• _YOUR GOAL_
Find every line of the listing below where "What" appears, and copy it.
******
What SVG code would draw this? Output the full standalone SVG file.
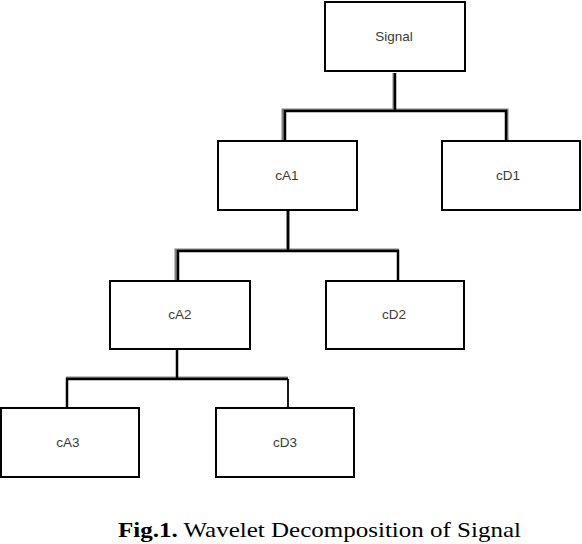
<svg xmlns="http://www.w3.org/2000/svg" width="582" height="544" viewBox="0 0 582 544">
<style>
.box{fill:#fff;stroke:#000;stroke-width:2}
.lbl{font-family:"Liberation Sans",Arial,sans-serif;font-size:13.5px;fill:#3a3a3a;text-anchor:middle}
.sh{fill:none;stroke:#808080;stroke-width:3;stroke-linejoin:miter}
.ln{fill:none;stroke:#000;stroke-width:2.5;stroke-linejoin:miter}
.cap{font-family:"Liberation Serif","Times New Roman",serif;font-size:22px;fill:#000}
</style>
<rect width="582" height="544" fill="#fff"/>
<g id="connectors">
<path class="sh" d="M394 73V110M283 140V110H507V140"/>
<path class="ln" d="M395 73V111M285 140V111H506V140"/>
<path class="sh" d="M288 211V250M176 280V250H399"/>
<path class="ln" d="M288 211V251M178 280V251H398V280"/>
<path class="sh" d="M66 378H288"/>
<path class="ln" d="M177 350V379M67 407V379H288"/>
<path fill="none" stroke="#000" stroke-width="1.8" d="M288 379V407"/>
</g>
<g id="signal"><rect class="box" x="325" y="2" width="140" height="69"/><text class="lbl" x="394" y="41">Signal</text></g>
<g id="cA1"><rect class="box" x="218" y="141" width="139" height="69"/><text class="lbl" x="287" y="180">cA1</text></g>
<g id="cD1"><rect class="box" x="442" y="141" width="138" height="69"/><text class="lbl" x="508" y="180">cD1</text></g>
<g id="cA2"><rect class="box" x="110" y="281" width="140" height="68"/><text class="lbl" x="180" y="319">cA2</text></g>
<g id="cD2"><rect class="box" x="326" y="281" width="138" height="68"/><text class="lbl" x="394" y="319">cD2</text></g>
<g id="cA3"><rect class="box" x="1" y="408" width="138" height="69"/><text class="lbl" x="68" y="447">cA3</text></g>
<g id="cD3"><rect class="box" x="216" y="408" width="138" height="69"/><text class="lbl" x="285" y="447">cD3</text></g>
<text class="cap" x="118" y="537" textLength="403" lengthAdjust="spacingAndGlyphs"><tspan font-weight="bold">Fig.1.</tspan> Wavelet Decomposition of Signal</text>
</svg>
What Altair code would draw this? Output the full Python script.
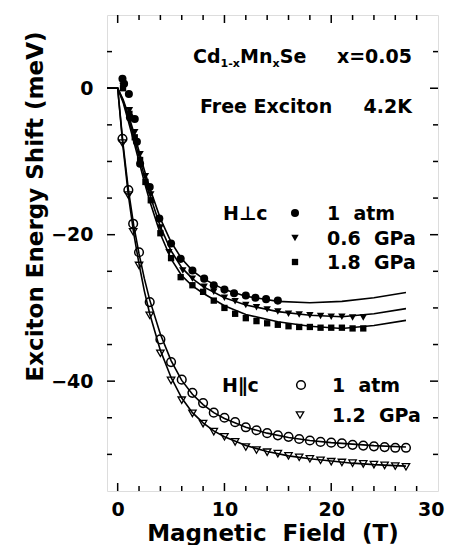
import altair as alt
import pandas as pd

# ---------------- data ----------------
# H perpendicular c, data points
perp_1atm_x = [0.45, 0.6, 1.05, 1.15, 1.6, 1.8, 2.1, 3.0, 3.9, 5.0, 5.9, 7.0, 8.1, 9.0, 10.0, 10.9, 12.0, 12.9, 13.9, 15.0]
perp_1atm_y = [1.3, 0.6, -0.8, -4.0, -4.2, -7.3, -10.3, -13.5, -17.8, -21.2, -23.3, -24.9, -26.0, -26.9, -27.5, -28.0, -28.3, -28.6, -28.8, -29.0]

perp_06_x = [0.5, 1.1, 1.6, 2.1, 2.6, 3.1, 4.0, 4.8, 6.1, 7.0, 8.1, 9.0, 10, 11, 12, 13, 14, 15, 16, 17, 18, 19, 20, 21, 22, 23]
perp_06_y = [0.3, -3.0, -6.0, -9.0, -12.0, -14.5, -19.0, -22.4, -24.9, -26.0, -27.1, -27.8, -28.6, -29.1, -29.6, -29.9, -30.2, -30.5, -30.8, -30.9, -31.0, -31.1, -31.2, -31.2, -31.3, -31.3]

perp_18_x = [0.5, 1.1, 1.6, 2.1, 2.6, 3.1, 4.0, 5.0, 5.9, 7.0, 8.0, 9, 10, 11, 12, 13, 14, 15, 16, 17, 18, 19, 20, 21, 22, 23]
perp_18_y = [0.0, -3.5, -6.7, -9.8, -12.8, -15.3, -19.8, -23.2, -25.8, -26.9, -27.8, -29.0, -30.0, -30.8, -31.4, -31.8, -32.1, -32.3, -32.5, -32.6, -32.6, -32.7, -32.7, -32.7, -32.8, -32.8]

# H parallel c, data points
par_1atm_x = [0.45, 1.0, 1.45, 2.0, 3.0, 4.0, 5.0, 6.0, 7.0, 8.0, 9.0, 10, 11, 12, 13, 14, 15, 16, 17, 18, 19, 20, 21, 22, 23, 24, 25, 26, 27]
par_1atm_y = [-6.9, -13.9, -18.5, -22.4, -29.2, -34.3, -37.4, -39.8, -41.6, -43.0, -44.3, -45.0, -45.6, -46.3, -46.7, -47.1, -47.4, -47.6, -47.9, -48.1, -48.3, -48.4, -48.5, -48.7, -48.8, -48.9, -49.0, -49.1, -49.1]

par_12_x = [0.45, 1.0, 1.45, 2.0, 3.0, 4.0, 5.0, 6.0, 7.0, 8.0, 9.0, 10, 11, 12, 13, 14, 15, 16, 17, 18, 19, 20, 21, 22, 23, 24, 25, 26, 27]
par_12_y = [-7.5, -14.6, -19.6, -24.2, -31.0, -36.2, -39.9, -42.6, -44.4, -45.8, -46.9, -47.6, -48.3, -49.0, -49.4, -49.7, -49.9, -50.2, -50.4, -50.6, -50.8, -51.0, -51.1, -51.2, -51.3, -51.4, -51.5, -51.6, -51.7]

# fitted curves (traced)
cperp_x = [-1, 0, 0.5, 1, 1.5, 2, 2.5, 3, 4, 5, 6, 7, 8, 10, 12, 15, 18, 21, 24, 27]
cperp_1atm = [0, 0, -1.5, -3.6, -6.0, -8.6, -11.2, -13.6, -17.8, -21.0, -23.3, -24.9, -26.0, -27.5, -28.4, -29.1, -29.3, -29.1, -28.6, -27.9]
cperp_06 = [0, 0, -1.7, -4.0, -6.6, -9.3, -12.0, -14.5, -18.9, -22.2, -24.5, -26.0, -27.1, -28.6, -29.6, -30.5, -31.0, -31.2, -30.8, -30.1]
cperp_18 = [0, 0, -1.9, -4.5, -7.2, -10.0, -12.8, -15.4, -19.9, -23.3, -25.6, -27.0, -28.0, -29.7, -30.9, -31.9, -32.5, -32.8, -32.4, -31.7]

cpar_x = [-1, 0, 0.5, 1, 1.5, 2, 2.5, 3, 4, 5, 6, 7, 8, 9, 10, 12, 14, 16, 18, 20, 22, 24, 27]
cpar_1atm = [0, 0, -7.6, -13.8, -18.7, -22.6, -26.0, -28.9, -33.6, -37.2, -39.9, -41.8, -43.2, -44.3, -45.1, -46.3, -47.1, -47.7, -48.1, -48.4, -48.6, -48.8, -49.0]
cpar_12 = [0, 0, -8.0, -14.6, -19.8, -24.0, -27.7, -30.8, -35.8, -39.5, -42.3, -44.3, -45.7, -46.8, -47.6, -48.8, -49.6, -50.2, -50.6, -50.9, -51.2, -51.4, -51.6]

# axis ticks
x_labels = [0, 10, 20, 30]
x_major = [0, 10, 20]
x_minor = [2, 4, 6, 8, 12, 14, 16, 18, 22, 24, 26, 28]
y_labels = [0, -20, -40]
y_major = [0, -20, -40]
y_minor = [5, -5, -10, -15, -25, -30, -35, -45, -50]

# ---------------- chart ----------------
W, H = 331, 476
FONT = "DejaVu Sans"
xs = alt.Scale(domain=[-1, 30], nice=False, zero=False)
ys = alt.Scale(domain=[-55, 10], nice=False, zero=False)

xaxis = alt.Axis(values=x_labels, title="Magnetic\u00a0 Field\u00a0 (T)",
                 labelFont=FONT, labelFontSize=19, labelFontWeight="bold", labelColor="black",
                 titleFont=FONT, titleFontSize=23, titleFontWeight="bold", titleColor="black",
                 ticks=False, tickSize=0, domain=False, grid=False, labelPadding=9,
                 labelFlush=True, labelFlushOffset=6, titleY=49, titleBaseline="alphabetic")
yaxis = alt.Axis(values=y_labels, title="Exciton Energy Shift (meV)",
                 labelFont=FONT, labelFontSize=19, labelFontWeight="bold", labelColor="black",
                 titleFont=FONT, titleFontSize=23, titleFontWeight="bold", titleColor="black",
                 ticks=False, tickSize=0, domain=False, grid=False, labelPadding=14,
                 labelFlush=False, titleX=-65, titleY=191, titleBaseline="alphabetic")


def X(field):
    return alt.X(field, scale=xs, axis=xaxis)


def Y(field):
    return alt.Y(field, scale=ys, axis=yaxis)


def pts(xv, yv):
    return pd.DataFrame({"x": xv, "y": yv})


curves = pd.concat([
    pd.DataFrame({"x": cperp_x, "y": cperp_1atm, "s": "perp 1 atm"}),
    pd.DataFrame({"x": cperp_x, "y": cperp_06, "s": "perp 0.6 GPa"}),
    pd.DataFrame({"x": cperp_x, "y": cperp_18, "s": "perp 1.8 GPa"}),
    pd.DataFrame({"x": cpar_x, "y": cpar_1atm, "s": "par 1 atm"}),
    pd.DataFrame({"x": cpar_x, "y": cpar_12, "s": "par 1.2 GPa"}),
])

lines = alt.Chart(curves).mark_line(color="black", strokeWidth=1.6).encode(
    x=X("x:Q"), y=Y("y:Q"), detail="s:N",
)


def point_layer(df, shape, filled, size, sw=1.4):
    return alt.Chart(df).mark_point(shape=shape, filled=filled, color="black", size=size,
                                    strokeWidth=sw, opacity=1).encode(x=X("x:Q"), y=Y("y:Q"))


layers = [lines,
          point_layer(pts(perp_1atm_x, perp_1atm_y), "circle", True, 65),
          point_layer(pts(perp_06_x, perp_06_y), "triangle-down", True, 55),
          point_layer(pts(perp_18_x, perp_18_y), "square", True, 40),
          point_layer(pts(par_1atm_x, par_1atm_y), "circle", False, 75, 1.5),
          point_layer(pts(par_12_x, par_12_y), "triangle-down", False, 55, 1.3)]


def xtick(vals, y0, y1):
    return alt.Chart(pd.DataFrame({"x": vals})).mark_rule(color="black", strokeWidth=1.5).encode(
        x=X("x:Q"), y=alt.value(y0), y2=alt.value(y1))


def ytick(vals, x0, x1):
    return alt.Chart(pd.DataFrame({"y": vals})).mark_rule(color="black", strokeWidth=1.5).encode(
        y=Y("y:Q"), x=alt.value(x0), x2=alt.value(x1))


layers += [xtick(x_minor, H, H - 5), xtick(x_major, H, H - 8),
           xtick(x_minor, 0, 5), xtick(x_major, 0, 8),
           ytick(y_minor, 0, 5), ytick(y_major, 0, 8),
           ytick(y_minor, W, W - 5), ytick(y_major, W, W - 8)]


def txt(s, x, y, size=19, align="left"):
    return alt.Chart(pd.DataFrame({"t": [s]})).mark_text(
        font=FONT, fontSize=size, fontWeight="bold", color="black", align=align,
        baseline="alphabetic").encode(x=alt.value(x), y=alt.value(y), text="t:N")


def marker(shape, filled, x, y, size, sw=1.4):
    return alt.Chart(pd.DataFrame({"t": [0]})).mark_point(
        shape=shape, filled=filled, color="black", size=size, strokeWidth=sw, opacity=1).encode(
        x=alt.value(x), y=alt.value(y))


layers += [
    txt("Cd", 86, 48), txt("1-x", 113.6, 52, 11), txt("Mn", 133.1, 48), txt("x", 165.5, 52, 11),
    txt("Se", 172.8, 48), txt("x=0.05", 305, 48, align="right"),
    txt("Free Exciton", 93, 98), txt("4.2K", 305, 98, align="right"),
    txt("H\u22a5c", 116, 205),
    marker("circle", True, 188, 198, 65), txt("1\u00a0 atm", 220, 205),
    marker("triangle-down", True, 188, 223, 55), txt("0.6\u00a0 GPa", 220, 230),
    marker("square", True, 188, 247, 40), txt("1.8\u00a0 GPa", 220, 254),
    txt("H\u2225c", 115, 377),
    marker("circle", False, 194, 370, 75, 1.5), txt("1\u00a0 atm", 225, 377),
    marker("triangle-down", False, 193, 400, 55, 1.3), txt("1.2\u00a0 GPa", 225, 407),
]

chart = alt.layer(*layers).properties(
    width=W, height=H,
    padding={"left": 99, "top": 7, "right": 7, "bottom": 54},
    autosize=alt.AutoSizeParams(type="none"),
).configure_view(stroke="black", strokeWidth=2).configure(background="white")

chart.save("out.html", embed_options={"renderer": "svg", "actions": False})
******
• _COMPLETED TASK_
What SVG code would draw this? Output the full standalone SVG file.
What Altair code would draw this? Output the full Python script.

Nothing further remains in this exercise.